When I run the query manually, phpMyAdmin makes my browser wait about the same time (a minute or so) with the yellow "Loading" box then returns the same matches, along with "Showing rows 0 - 8 (9 total, Query took 53.1656 sec)".

Here is my code:

$mysqli = new mysqli($dbhost, $dbuser, $dbpass, $dbname);
$output = array();

if (mysqli_connect_errno()) {
  printf("Connect failed: %s
", mysqli_connect_error());
  exit();
}

echo "Connected at " . getCurrentTime() . "<br><br>";

if ($result = $mysqli->query("SELECT * FROM tablename WHERE last_name LIKE \"%$query%\"")) {

echo "Loaded result at " . getCurrentTime() . "<br><br>";

$selected = $result->num_rows;

echo "Results ready at " . getCurrentTime() . "<br><br>";

while($row = $result->fetch_array(MYSQL_ASSOC)) {
  $output[] = $row;

  echo "Loaded into array at " . getCurrentTime() . "<br><br>";

/* close result set */
$result->close();

echo "Closed result at " . getCurrentTime() . "<br><br>";

}

} else {
  echo "No result at " . getCurrentTime() . "<br><br>";
}

/* close connection */
$mysqli->close();

echo "Closed mysqli at " . getCurrentTime() . "<br><br>";

Here is what my script is outputting:

>Started at Thu Aug 20 19:56:08 2015
>
>Connected at Thu Aug 20 19:56:08 2015
>
>Loaded result at Thu Aug 20 19:57:01 2015
>
>Results ready at Thu Aug 20 19:57:01 2015
>
>Loaded into array at Thu Aug 20 19:57:01 2015
>
>Closed result at Thu Aug 20 19:57:01 2015
>
>Closed mysqli at Thu Aug 20 19:57:01 2015

(The script then returns JSON encoded-object of results).

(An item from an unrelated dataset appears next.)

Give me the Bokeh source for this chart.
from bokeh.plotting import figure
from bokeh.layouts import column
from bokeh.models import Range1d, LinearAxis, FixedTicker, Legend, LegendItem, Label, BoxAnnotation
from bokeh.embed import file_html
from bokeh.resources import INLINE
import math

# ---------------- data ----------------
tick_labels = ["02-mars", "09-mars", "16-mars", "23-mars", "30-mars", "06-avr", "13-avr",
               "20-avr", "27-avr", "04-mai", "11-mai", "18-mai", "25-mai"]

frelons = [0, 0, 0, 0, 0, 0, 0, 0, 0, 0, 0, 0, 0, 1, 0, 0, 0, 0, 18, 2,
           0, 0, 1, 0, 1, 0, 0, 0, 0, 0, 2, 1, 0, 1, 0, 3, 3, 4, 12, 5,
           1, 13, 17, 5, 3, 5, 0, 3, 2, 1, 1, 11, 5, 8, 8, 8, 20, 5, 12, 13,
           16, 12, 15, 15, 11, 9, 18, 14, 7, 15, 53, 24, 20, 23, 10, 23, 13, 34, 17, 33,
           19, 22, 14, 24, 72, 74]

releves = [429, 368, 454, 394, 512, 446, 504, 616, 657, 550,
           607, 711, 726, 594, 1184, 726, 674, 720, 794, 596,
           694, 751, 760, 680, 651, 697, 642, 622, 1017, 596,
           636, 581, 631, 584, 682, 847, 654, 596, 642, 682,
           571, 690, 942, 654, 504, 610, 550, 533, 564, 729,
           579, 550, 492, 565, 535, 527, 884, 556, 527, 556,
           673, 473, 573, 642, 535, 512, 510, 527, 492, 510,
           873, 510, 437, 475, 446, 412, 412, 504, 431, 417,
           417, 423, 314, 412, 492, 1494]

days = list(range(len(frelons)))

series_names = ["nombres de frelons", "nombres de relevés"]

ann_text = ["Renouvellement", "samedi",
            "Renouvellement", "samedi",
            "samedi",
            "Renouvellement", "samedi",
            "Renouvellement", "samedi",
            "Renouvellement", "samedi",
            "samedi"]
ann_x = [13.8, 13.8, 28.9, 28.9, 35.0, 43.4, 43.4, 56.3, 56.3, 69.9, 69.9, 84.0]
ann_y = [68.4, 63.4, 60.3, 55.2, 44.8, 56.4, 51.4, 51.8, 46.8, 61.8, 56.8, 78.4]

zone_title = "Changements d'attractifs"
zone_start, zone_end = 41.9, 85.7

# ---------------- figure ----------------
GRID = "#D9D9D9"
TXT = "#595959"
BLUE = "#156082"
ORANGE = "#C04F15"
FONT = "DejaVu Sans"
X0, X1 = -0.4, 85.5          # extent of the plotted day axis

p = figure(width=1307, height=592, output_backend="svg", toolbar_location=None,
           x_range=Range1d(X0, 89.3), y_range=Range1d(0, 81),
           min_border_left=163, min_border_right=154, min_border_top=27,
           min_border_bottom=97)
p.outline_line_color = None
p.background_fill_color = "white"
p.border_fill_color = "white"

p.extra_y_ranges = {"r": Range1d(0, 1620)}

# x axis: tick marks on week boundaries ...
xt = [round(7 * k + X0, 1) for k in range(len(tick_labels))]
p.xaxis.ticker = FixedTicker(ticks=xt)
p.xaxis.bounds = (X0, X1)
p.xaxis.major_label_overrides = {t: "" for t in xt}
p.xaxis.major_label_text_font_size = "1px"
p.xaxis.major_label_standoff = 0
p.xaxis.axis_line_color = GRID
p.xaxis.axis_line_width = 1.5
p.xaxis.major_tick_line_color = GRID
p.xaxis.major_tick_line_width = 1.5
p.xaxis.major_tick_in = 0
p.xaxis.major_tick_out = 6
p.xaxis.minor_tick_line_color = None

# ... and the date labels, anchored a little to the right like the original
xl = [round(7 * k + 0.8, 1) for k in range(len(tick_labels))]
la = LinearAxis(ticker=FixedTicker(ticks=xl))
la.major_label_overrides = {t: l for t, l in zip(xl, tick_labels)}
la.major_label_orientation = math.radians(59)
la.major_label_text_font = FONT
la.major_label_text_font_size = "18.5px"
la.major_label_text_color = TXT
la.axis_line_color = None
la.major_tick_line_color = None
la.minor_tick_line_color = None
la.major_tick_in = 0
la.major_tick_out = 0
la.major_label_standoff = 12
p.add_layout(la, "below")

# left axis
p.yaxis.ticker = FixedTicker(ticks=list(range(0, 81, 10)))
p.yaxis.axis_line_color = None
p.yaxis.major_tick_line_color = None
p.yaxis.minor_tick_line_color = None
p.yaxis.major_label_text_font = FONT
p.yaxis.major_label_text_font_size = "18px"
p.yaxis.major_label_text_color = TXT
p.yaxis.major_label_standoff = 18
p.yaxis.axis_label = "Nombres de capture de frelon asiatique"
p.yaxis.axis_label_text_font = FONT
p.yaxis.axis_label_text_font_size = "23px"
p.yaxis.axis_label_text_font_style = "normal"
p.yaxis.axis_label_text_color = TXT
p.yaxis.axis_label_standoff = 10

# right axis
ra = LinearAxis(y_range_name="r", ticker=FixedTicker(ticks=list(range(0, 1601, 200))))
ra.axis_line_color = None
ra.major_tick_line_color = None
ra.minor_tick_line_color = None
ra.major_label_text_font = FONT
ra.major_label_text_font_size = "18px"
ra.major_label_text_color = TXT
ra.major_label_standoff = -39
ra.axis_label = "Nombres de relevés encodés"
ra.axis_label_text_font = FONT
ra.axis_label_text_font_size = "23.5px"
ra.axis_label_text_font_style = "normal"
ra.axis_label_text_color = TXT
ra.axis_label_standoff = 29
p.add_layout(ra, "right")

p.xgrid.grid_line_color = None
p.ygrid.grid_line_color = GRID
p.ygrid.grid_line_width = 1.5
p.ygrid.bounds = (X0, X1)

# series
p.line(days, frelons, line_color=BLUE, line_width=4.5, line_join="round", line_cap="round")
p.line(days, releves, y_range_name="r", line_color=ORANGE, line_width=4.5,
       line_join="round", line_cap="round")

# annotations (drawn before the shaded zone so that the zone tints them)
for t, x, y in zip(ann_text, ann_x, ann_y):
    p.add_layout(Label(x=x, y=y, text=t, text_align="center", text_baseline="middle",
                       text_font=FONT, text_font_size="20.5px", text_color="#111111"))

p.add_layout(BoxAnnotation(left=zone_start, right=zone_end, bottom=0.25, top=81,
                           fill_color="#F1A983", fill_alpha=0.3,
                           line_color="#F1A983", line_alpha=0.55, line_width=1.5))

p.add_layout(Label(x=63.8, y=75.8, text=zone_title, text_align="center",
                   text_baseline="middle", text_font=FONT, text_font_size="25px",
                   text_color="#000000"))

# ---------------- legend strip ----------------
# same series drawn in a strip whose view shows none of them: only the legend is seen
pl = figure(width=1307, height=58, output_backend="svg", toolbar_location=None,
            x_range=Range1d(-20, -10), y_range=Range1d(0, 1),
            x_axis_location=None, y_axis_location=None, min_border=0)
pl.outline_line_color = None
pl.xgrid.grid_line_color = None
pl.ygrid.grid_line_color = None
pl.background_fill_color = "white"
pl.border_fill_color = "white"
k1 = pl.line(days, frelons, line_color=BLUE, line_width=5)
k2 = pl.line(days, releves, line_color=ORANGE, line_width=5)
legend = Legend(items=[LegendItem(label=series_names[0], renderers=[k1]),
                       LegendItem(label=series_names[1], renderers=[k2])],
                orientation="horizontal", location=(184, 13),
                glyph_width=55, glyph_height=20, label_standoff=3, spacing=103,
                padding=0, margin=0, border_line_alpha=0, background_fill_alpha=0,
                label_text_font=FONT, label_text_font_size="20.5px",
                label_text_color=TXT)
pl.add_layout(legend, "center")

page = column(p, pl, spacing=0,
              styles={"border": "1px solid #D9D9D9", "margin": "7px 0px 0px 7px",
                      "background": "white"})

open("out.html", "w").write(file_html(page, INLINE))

I have access to the RDS console and phpMyAdmin for troubleshooting.

Your query is running long because it is not using indexes because of the wildcard and LIKE comparison.

LIKE "%$query%"

Read more here: http://dev.mysql.com/doc/refman/5.6/en/index-btree-hash.html

If it is acceptable you may change your query to

LIKE "$query%"

Although this will produce different results it will (at least it should) create a much quicker query.

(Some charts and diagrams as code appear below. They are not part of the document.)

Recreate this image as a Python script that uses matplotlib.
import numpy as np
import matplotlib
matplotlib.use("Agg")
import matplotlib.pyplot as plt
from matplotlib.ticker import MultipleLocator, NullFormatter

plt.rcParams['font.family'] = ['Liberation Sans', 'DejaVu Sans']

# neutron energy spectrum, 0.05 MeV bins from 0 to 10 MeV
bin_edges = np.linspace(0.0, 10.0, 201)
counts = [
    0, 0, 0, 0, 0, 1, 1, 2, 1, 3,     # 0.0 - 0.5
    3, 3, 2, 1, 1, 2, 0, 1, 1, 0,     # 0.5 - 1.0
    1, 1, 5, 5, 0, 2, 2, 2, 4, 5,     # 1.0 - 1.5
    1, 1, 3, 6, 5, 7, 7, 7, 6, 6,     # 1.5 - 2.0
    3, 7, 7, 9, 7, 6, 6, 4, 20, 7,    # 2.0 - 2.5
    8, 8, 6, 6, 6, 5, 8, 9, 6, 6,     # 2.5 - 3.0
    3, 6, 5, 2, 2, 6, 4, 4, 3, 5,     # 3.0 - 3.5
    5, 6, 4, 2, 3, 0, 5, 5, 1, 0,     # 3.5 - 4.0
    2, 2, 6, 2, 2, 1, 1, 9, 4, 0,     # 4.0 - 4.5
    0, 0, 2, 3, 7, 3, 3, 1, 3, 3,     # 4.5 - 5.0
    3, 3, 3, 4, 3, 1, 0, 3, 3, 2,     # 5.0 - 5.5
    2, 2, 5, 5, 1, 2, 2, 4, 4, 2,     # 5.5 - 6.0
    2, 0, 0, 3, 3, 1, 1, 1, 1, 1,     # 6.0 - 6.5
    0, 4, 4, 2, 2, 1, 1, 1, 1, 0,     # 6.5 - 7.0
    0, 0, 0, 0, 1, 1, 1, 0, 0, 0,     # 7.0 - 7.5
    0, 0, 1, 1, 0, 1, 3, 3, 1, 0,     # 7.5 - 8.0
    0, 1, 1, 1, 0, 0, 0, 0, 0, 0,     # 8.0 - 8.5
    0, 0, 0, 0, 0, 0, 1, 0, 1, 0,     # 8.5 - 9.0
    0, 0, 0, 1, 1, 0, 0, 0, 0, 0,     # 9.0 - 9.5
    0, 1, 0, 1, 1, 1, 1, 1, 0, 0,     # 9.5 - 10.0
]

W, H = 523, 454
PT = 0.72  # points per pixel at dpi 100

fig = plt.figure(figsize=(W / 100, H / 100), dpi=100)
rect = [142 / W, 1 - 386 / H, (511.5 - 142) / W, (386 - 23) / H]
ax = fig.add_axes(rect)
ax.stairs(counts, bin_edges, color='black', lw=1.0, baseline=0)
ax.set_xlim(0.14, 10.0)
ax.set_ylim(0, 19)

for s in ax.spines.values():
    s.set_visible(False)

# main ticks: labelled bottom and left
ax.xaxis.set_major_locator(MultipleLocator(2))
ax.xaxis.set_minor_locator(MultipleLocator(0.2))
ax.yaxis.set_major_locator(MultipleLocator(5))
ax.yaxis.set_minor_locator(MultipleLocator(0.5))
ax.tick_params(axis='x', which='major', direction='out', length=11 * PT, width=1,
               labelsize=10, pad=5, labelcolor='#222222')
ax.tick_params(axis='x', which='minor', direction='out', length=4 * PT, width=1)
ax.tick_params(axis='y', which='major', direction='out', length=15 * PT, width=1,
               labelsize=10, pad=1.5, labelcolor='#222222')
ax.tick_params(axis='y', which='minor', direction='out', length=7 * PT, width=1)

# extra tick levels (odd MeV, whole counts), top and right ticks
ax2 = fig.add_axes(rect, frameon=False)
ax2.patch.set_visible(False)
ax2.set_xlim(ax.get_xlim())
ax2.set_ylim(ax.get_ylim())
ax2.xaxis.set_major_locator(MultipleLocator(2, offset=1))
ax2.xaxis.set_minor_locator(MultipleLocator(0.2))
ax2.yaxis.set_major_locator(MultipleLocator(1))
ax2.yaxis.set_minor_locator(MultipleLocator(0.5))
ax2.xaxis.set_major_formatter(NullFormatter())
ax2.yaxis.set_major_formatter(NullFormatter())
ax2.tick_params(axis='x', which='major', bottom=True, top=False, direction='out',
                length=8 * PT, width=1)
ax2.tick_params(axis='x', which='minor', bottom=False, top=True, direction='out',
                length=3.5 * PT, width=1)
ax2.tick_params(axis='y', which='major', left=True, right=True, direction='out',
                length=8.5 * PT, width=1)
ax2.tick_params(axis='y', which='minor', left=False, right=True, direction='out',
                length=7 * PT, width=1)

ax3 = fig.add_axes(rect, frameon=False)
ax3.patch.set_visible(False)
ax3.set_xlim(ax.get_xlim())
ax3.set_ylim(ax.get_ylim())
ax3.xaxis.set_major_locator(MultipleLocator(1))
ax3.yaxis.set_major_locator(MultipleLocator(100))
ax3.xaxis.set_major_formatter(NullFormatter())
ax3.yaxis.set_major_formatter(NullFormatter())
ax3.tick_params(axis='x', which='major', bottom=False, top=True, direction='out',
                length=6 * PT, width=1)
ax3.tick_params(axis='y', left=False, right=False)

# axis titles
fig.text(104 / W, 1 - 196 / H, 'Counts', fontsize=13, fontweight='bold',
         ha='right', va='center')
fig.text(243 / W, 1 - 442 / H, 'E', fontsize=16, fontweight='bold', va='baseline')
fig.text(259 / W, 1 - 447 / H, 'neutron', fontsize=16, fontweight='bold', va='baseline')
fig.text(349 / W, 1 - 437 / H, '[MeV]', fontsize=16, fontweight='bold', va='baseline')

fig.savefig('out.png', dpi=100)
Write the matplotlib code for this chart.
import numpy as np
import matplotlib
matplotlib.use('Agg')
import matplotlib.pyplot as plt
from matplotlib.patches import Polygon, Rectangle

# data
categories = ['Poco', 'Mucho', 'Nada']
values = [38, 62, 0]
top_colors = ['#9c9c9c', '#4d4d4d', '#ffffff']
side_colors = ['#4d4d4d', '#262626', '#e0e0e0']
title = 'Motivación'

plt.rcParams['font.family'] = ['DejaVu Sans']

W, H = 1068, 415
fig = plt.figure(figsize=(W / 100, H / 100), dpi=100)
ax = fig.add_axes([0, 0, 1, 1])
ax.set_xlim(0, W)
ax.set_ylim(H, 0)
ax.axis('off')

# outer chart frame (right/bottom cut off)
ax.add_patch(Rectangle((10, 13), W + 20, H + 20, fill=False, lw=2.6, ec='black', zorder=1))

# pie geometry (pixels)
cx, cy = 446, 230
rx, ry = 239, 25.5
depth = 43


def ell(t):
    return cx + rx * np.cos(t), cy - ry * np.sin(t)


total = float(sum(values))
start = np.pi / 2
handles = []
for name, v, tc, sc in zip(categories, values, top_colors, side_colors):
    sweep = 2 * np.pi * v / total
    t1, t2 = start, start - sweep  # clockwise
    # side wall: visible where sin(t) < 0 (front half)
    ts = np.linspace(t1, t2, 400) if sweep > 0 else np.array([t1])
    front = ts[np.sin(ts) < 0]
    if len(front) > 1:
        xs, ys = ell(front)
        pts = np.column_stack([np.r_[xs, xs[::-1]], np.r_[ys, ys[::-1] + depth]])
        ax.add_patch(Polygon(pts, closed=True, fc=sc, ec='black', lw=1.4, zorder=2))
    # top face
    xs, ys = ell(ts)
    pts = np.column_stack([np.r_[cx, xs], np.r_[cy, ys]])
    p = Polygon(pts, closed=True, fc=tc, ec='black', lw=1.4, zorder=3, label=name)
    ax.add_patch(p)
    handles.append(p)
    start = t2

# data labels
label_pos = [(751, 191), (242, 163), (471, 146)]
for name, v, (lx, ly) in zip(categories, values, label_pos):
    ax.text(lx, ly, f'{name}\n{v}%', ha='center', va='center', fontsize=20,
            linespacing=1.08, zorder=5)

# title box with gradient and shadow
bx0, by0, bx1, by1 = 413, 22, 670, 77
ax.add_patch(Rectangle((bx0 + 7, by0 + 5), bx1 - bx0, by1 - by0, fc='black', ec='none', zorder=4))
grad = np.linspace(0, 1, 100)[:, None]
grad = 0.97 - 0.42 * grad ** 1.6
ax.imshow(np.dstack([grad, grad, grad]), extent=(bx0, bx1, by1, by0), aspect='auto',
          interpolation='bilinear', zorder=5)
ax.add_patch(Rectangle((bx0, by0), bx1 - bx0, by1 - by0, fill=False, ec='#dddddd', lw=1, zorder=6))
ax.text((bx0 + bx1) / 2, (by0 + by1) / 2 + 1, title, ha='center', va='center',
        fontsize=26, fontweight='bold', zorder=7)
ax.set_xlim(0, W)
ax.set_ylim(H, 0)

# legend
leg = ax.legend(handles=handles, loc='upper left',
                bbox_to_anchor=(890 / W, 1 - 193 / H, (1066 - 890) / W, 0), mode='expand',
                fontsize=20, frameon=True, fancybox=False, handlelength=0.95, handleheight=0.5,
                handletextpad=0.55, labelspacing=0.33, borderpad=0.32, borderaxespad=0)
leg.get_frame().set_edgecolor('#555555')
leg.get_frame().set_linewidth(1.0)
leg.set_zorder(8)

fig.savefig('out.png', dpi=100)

Wildcards are far from ideal!

If you use LIKE "%..%", it'll do a full comparison on all the 30 million rows, each time you run the query. Only LIKE "...%" can be cached/indexed.

I don't think you can speed up your query if you want to keep LIKE "%..%" in it, however, I have some suggestions:

  • Use WHERE last_name = :query. Are you sure you want to enter Alex that match both Alex and Alexander?
  • Make your own index. Create a table that contains the most common last names and/or part of them, and their IDs. Instead of reading 30 million row's value each time, when the user have to wait a minute, create a script that runs in the background for even hours, that builds a table with 30.000 rows, where you can use a simple WHERE field = :query, which can be indexed, and will be much faster. - I guess.
  • Reading dozens of data takes time. Make sure your table doesn't have 100 columns that you won't need to use, or don't use SELECT *.

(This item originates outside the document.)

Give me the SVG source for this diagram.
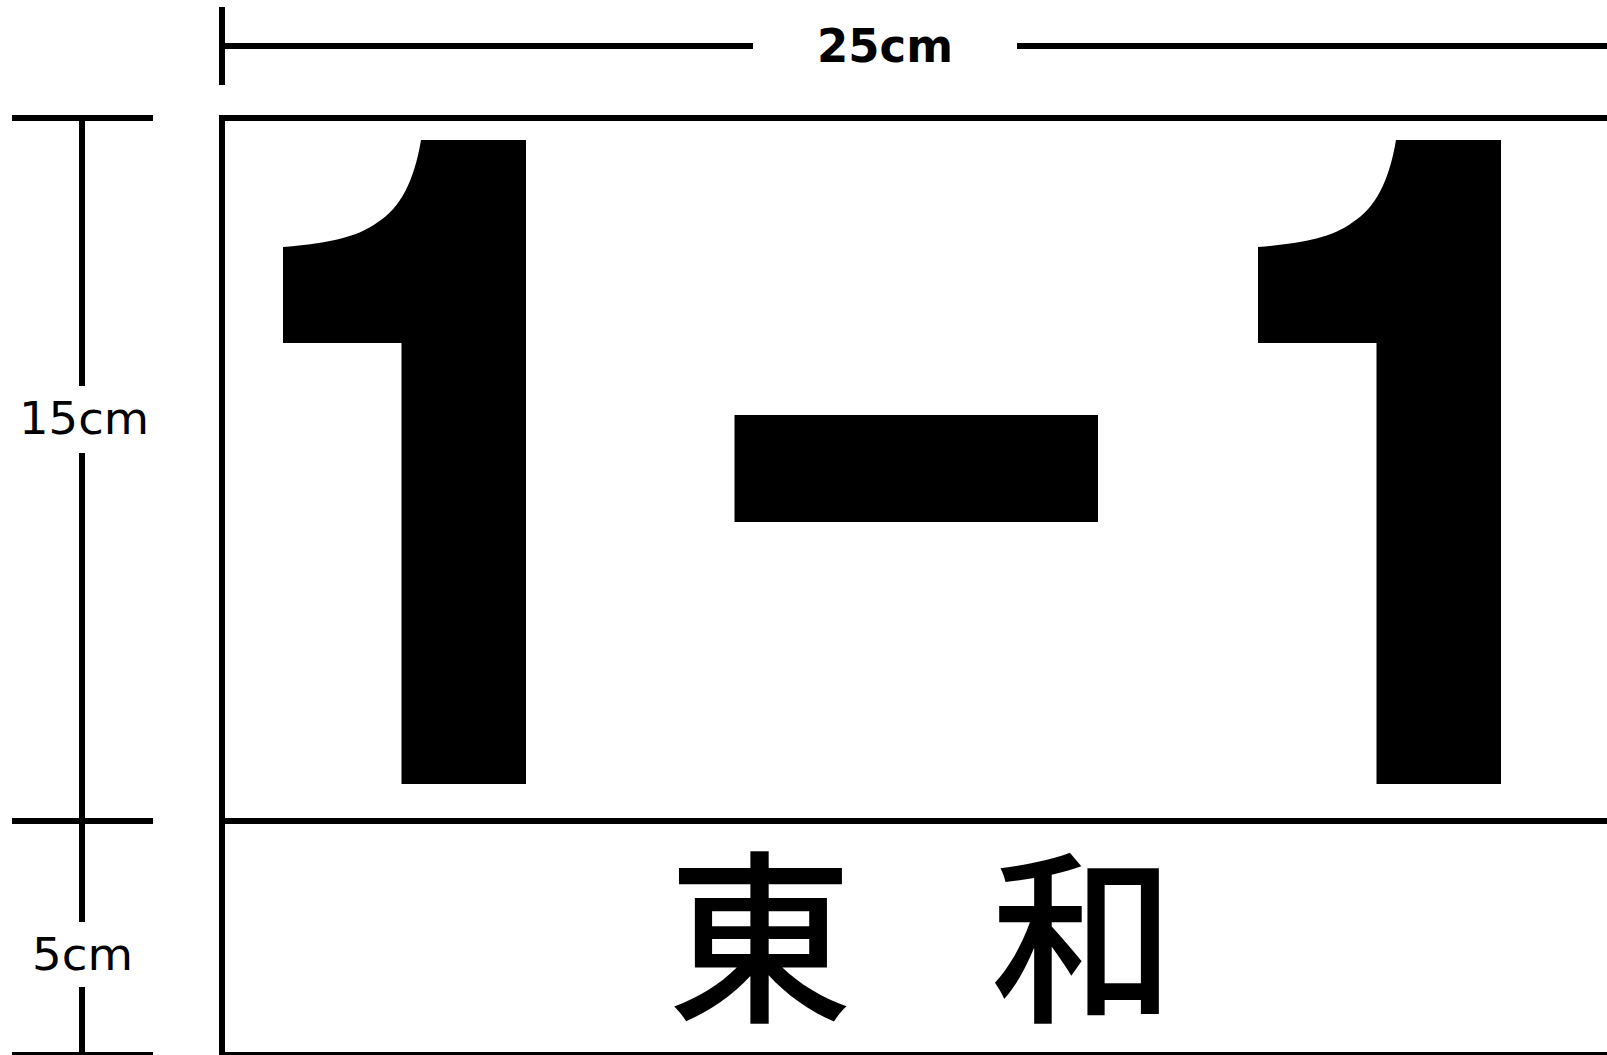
<svg xmlns="http://www.w3.org/2000/svg" width="1607" height="1055" viewBox="0 0 1607 1055">
<style>
.ln{stroke:#000;stroke-width:6;fill:none}
.dim{font-family:"DejaVu Sans","Liberation Sans",sans-serif;fill:#000}
.cjk{font-family:"Noto Sans CJK JP","Noto Sans CJK SC",sans-serif;font-size:185px;font-weight:500;fill:#000;text-anchor:middle}
</style>
<rect width="1607" height="1055" fill="#fff"/>
<g id="connectors">
<line class="ln" x1="222" y1="7" x2="222" y2="85"/>
<line class="ln" x1="222" y1="46" x2="753" y2="46"/>
<line class="ln" x1="1017" y1="46" x2="1607" y2="46"/>
<line class="ln" x1="12" y1="118" x2="153" y2="118"/>
<line class="ln" x1="12" y1="821" x2="153" y2="821"/>
<line class="ln" x1="12" y1="1055" x2="153" y2="1055"/>
<line class="ln" x1="82" y1="118" x2="82" y2="386"/>
<line class="ln" x1="82" y1="453" x2="82" y2="922"/>
<line class="ln" x1="82" y1="987" x2="82" y2="1055"/>
</g>
<g id="labels">
<text class="dim" x="817" y="62" font-size="46" font-weight="bold" textLength="136" lengthAdjust="spacingAndGlyphs">25cm</text>
<text class="dim" x="19" y="434" font-size="45" textLength="130" lengthAdjust="spacingAndGlyphs">15cm</text>
<text class="dim" x="32" y="970" font-size="45" textLength="101" lengthAdjust="spacingAndGlyphs">5cm</text>
</g>
<g id="plate">
<line class="ln" x1="222" y1="115" x2="222" y2="1055"/>
<line class="ln" x1="219" y1="118" x2="1607" y2="118"/>
<line class="ln" x1="219" y1="821" x2="1607" y2="821"/>
<line class="ln" x1="219" y1="1055" x2="1607" y2="1055"/>
</g>
<g id="number">
<path id="one" d="M421,140 C414,182 400,208 378,222 C356,239 320,244 283,247 L283,343 L401.5,343 L401.5,784 L526,784 L526,140 Z" fill="#000"/>
<rect x="734.5" y="415" width="363.5" height="107" fill="#000"/>
<use href="#one" transform="translate(975,0)"/>
</g>
<g id="name">
<text class="cjk" x="760" y="1008">東</text>
<text class="cjk" x="1083" y="1008">和</text>
</g>
</svg>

Please don't use ->query("...$query..."). PHP's MySQLi API has a function for binding values: bind_param.

You cannot use LIKE "%...%" queries in SQL and expect to get good performance from it. A leading wildcard search like that means that the database will have to scan every single record in the table to find matches. If there are a lot of matches, it will also end up having to use swap space to store the results of the query. It will never be quick; probably too slow even on a medium sized DB, and on a large DB like yours, it will be painfully slow.

You need a different approach.

There are a number of ways to approach this, and it depends what you're trying to do. If you're looking for keywords in a string, then you might consider pulling all the words out into their own records on a separate table and searching that. You would end up with effectively a tagging system.

But more often than not, searches like this need more power than that. The best solution then is usually to switch to a dedicated data indexing tool like Sphinx or Lucene. These two products work slightly differently from each other, but effectively they do the same job: they do a deep run through of your database, and produce a comprehensive index which you can run searches against much much quicker than anything the database can offer.

They can be complex to setup and configure, but if you want that kind of flexible searching without the performance problems of a LIKE query, they are really the only way you can go.